How We Should React To Hate
Natural men, or carnal, will react one way. Spiritual people will react another. The former will revenge. If one is called a dog, then one will feel justified to call the other a bigger dog,  or something worse. This can go on until all the expletives are exhausted in the book.

Believers will react differently. We are called to rejoice! “Rejoice, and be exceeding glad: for great is your reward in heaven: for so persecuted they the prophets which were before you” (Mat 5:12). Again we are called to love our enemies, “bless them that curse you, do good to them that hate you, and pray for them which despitelly use you, and persecute you” (Mat 5:44).

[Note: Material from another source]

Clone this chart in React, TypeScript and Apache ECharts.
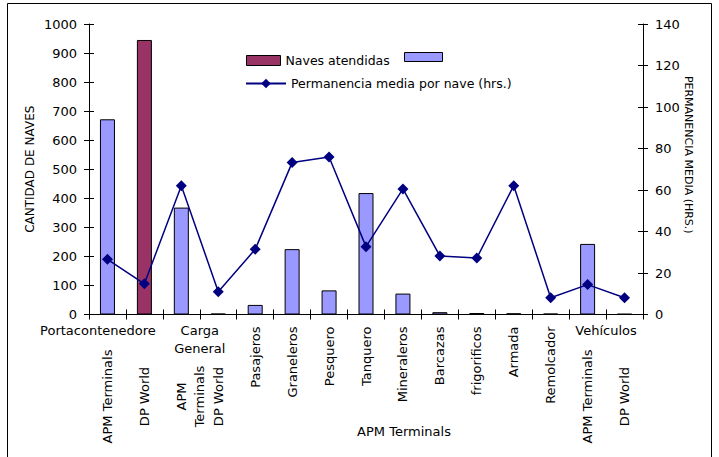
import React, { useEffect, useRef } from "react";
import * as echarts from "echarts";

const categories = [
  "APM Terminals",
  "DP World",
  "APM\nTerminals",
  "DP World",
  "Pasajeros",
  "Graneleros",
  "Pesquero",
  "Tanquero",
  "Mineraleros",
  "Barcazas",
  "frigorificos",
  "Armada",
  "Remolcador",
  "APM Terminals",
  "DP World",
];
const isSubCategory = [true, true, true, true, false, false, false, false, false, false, false, false, false, true, true];
const groupPositions = [1, 3, 14];
const groupNames = ["Portacontenedore", "Carga\nGeneral", "Vehículos"];
const navesAtendidas = [672, 945, 368, 3, 33, 225, 83, 418, 72, 8, 5, 4, 3, 243, 2];
const permanencia = [26.6, 14.8, 62.1, 11.0, 31.4, 73.2, 75.9, 32.7, 60.5, 28.2, 27.2, 62.1, 8.1, 14.4, 8.1];
const highlightedIndex = 1;

const FONT = "DejaVu Sans";

export default function App() {
  const ref = useRef<HTMLDivElement>(null);

  useEffect(() => {
    document.body.style.margin = "0";
    const chart = echarts.init(ref.current!, undefined, { renderer: "svg" });
    const txt = { color: "#000", fontFamily: FONT, fontSize: 13 };

    const yCommon = (pos: "left" | "right", max: number, interval: number) => ({
      type: "value",
      position: pos,
      min: 0,
      max,
      interval,
      splitLine: { show: false },
    });

    chart.setOption({
      animation: false,
      backgroundColor: "#fff",
      textStyle: { fontFamily: FONT },
      grid: {
        left: 89,
        right: 76,
        top: 24,
        bottom: 142.5,
        containLabel: false,
        outerBoundsMode: "none",
      },
      legend: [
        {
          data: [
            {
              name: "Naves atendidas",
              icon: "rect",
              itemStyle: { color: "#993366", borderColor: "#000", borderWidth: 1 },
            },
          ],
          left: 246,
          top: 54,
          itemWidth: 34,
          itemHeight: 10,
          padding: 0,
          textStyle: { ...txt, fontSize: 12.5 },
        },
        {
          data: ["Permanencia media por nave (hrs.)"],
          left: 245,
          top: 77,
          itemWidth: 40,
          itemHeight: 12,
          padding: 0,
          textStyle: { ...txt, fontSize: 12.5 },
        },
      ],
      graphic: [
        {
          type: "rect",
          shape: { x: 7.5, y: 3.5, width: 704, height: 480 },
          style: { fill: "none", stroke: "#000", lineWidth: 1 },
          silent: true,
        },
        {
          type: "rect",
          shape: { x: 404.5, y: 52.5, width: 38, height: 9 },
          style: { fill: "#9999FF", stroke: "#000", lineWidth: 1 },
        },
      ],
      xAxis: [
        {
          type: "category",
          data: categories,
          position: "bottom",
          boundaryGap: true,
          axisLine: { lineStyle: { color: "#000", width: 1 } },
          axisTick: { show: true, length: 5, interval: 0, lineStyle: { color: "#000" } },
          axisLabel: {
            ...txt,
            interval: 0,
            rotate: 90,
            margin: 12,
            formatter: (v: string, i: number) => (isSubCategory[i] ? "" : v),
          },
        },
        {
          type: "category",
          data: categories,
          position: "bottom",
          boundaryGap: true,
          axisLine: { show: false },
          axisTick: { show: true, inside: true, length: 5, interval: 0, lineStyle: { color: "#000" } },
          axisLabel: {
            ...txt,
            interval: 0,
            rotate: 90,
            margin: 82,
            align: "center",
            verticalAlign: "middle",
            lineHeight: 18,
            formatter: (v: string, i: number) =>
              isSubCategory[i] ? (v.indexOf("\n") >= 0 ? "\n" + v : v) : "",
          },
          name: "APM Terminals",
          nameLocation: "middle",
          nameGap: 110,
          nameMoveOverlap: false,
          nameTextStyle: { ...txt, padding: [0, 0, 0, 76] },
        },
        {
          type: "value",
          position: "bottom",
          min: 0,
          max: categories.length,
          interval: 1,
          axisLine: { show: false },
          axisTick: { show: false },
          splitLine: { show: false },
          axisLabel: {
            ...txt,
            margin: 7,
            lineHeight: 18,
            showMinLabel: true,
            showMaxLabel: true,
            formatter: (v: number) => {
              const k = groupPositions.indexOf(v);
              if (k < 0) return "";
              return k === 0 ? "{p|" + groupNames[k] + "}" : groupNames[k];
            },
            rich: { p: { ...txt, padding: [0, 56, 0, 0] } },
          },
        },
      ],
      yAxis: [
        {
          ...yCommon("left", 1000, 100),
          axisLine: { show: true, lineStyle: { color: "#000" } },
          axisTick: { show: true, length: 5, lineStyle: { color: "#000" } },
          axisLabel: { ...txt, margin: 12, formatter: (v: number) => String(v) },
          name: "CANTIDAD DE NAVES",
          nameLocation: "middle",
          nameRotate: 90,
          nameGap: 53,
          nameMoveOverlap: false,
          nameTextStyle: { ...txt, fontSize: 12 },
        },
        {
          ...yCommon("right", 140, 20),
          axisLine: { show: true, lineStyle: { color: "#000" } },
          axisTick: { show: true, length: 5, lineStyle: { color: "#000" } },
          axisLabel: { ...txt, margin: 12, formatter: (v: number) => String(v) },
          name: "PERMANENCIA MEDIA (HRS.)",
          nameLocation: "middle",
          nameRotate: -90,
          nameGap: 40,
          nameMoveOverlap: false,
          nameTextStyle: { ...txt, fontSize: 11, padding: [0, 29, 0, 0] },
        },
        {
          ...yCommon("left", 1000, 100),
          axisLine: { show: false },
          axisTick: { show: true, inside: true, length: 5, lineStyle: { color: "#000" } },
          axisLabel: { show: false },
        },
        {
          ...yCommon("right", 140, 20),
          axisLine: { show: false },
          axisTick: { show: true, inside: true, length: 5, lineStyle: { color: "#000" } },
          axisLabel: { show: false },
        },
      ],
      series: [
        {
          name: "Naves atendidas",
          type: "bar",
          xAxisIndex: 0,
          yAxisIndex: 0,
          barWidth: 15,
          itemStyle: { color: "#9999FF", borderColor: "#000", borderWidth: 1 },
          data: navesAtendidas.map((v, i) =>
            i === highlightedIndex ? { value: v, itemStyle: { color: "#993366" } } : v
          ),
        },
        {
          name: "Permanencia media por nave (hrs.)",
          type: "line",
          xAxisIndex: 0,
          yAxisIndex: 1,
          symbol: "diamond",
          symbolSize: 11,
          lineStyle: { color: "#000080", width: 1.5 },
          itemStyle: { color: "#000080" },
          data: permanencia,
        },
      ],
    });
    return () => chart.dispose();
  }, []);

  return (
    <div
      ref={ref}
      style={{ position: "absolute", left: 0, top: 0, width: 719, height: 457 }}
    />
  );
}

Here is where the believer calls for God’s double portion of grace upon him. That he will not dwell on the hurt. That he will instead focus his eyes upon the mountains and the hills which are singing, and on the trees which are clapping. They are many. And you will see them too if you look hard.

Forgive and forget. Not to do so is to allow Satan to bow your head so that he might walk over you. Whatever it is remember “Vengeance is mine; I will repay, saith the Lord” (Rom 12:19).  Don’t call names. Don’t hate. Listen to the music instead. If the mountains and the trees can do it you can do it too.

Trust in God and “stay upon him.” Follow after righteousness.  “Look unto the rock whence ye are hewn”. God will comfort his people. “Fear ye not the reproach of men, neither be ye afraid of their revilings” (Isa 51:7b).

You are in the forest and all the trees are silent. The mountains and the hills have hidden their faces. Heaven is in darkness; “who shall be sorry for thee?” Look yonder. And “Behold your God!”

“When I was a child, I spake as a child, I understood as a child, I thought as a child: but when I became a man, I put away childish things. For now we see through a glass, darkly, but then face to face: now I know in part; but then shall I know even as also I am known” (1 Co 13:11-12).

Break forth into joy. The grass will wither. The flowers will fade. The trees will one day be cut down and the mountains will vanish. But the word of God “shall not pass away.”